There’s been a new study looking at the effects of coffee drinking on health, and the results are pretty cool. […]
There’s been a new study looking at the effects of coffee drinking on health, and the results are pretty cool. Apparently, you will live longer and have a lower risk of disease if you drink coffee, and the more you drink of it, the better. Should you trust this study or is there more to it? Let’s take a closer look.
Authors of the study, published in the prestigious JAMA Internal Medicine, gathered data on almost half a million British people and their coffee-drinking habits. They followed up with them for over 10 years and found that the risk of death from any cause, and especially from cancer and cardiovascular disease, declined as coffee consumption increased. People who drank 1 cup of coffee a day had a 6% lower risk, and people who drank 8 and more cups a day had a 14% lower risk! These results are almost counter-intuitive. Didn’t everyone think that drinking 8 cups a day is unhealthy?
Why should I trust this study?
One thing to keep in mind is that this was an observational study, not an experiment in a lab. Such a study can’t really prove causation, or in other words, we can’t be sure that coffee was really the main cause of these health benefits. However, there are a few reasons to suggest that it is likely more than a coincidence.

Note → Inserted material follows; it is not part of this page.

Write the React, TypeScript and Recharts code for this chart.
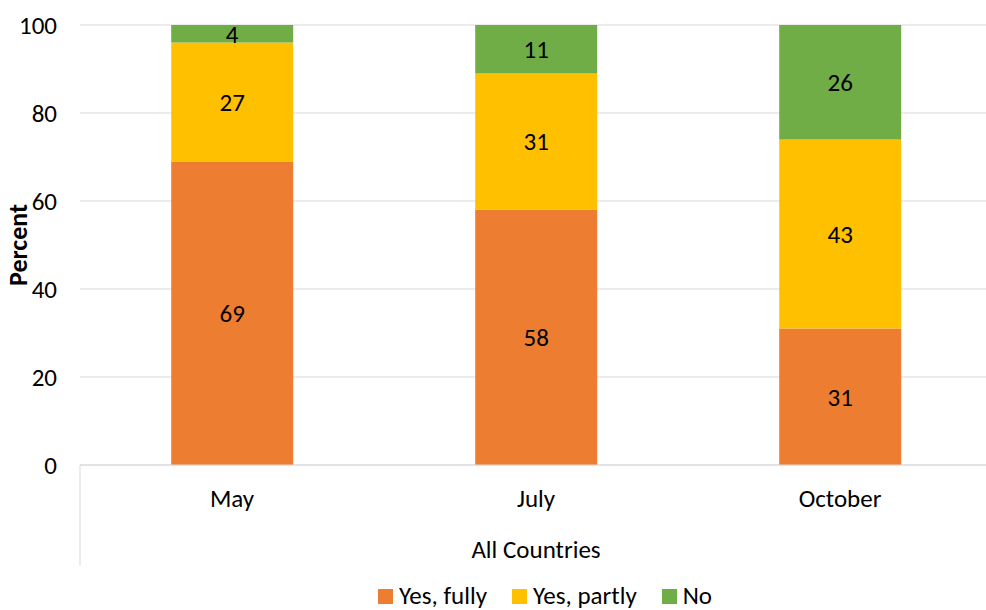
import {
  BarChart,
  Bar,
  XAxis,
  YAxis,
  CartesianGrid,
  Legend,
  LabelList,
  Label,
} from "recharts";

const categories = ["May", "July", "October"];
const yesFully = [69, 58, 31];
const yesPartly = [27, 31, 43];
const no = [4, 11, 26];
const yTicks = [0, 20, 40, 60, 80, 100];

const seriesNames = ["Yes, fully", "Yes, partly", "No"];
const colors = ["#ED7D31", "#FFC000", "#70AD47"];

const data = categories.map((month, i) => ({
  month,
  fully: yesFully[i],
  partly: yesPartly[i],
  no: no[i],
}));

const FONT = "Carlito, Lato, sans-serif";
const FS = 25;

// group label under the month labels, plus the left divider line
const GroupLabel = (props: any) => {
  const { x, y, width, height } = props.viewBox;
  return (
    <g>
      <line x1={x} y1={y} x2={x} y2={y + height + 1} stroke="#D9D9D9" strokeWidth={1} />
      <text
        x={x + width / 2}
        y={y + 93}
        textAnchor="middle"
        fontSize={FS}
        fontFamily={FONT}
        fill="#000"
      >
        All Countries
      </text>
    </g>
  );
};

const LegendBox = () => (
  <div
    style={{
      height: 45,
      display: "flex",
      justifyContent: "center",
      alignItems: "flex-end",
      fontFamily: FONT,
      fontSize: FS,
      color: "#000",
      paddingLeft: 98,
      boxSizing: "border-box",
    }}
  >
    {seriesNames.map((name, i) => (
      <div
        key={name}
        style={{ display: "flex", alignItems: "center", marginRight: i < 2 ? 25 : 0, lineHeight: "28px" }}
      >
        <span style={{ width: 15, height: 15, background: colors[i], marginRight: 6, display: "inline-block" }} />
        <span>{name}</span>
      </div>
    ))}
  </div>
);

const App = () => {
  return (
    <div
      style={{
        position: "fixed",
        left: 0,
        top: 0,
        width: 986,
        height: 610,
        overflow: "hidden",
        background: "#fff",
      }}
    >
      <BarChart
        width={1000}
        height={610}
        data={data}
        margin={{ top: 25, right: 8, left: 0, bottom: 0 }}
        barCategoryGap="30%"
      >
        <CartesianGrid vertical={false} stroke="#D9D9D9" />
        <XAxis
          dataKey="month"
          height={100}
          tickLine={false}
          axisLine={{ stroke: "#D9D9D9" }}
          tick={{ fontSize: FS, fontFamily: FONT, fill: "#000" }}
          tickMargin={18}
        >
          <Label content={<GroupLabel />} />
        </XAxis>
        <YAxis
          width={80}
          domain={[0, 100]}
          ticks={yTicks}
          axisLine={false}
          tickLine={false}
          tickMargin={17}
          tick={{ fontSize: FS, fontFamily: FONT, fill: "#000" }}
        >
          <Label
            value="Percent"
            angle={-90}
            position="insideLeft"
            offset={18}
            style={{ textAnchor: "middle", fontWeight: "bold", fontSize: 26, fontFamily: FONT, fill: "#000" }}
          />
        </YAxis>
        <Legend verticalAlign="bottom" content={<LegendBox />} />
        <Bar dataKey="fully" name={seriesNames[0]} stackId="a" fill={colors[0]} isAnimationActive={false}>
          <LabelList dataKey="fully" position="center" fill="#000" fontSize={FS} fontFamily={FONT} />
        </Bar>
        <Bar dataKey="partly" name={seriesNames[1]} stackId="a" fill={colors[1]} isAnimationActive={false}>
          <LabelList dataKey="partly" position="center" fill="#000" fontSize={FS} fontFamily={FONT} />
        </Bar>
        <Bar dataKey="no" name={seriesNames[2]} stackId="a" fill={colors[2]} isAnimationActive={false}>
          <LabelList dataKey="no" position="center" fill="#000" fontSize={FS} fontFamily={FONT} />
        </Bar>
      </BarChart>
    </div>
  );
};

export default App;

• Authors of this study controlled for variables that could affect health risks, like age, race, sex, alcohol consumption, smoking, etc.
• The results were similar for ground, instant, and even decaf coffee. And genetic variants that affect caffeine metabolism didn’t affect the results either.
• The relationship was linear. The more coffee people drink, the lower the risk.
• Coffee contains antioxidants and other nutrients that we know from other studies are beneficial to health.
So, should I start drinking as much coffee as possible?
Erikka Loftfield, the author of this study and a research fellow at the National Cancer Institute, said: “At this point, the study provides reassurance to coffee drinkers, not guidance. The results don’t indicate that people should begin drinking coffee for its health benefits.” It’s good to hear that scientists are reserved when it comes to results of their studies. Even though there seems to be something beneficial about coffee drinking, we can’t be sure whether it is the coffee itself, the socialization and relaxation that comes with drinking it, or something else entirely that produces the benefits. So, until we understand the mechanism better, there’s no need to go crazy.
The right reason to drink coffee
Even though this study is well-formulated and persuasive, the author herself is saying that people shouldn’t start drinking coffee because of its benefits. Coffee can also be harmful when used incorrectly. Coffee is very acidic for the stomach, and not everyone can handle 8 cups a day without issues. Also, coffee is one of the most popular tools that allow people to live on tomorrow’s energy. But if you enjoy coffee for its flavour, as a reason to slow down during a hectic day, or to meet with people you care about, then go right ahead, you’re likely doing something pretty healthy!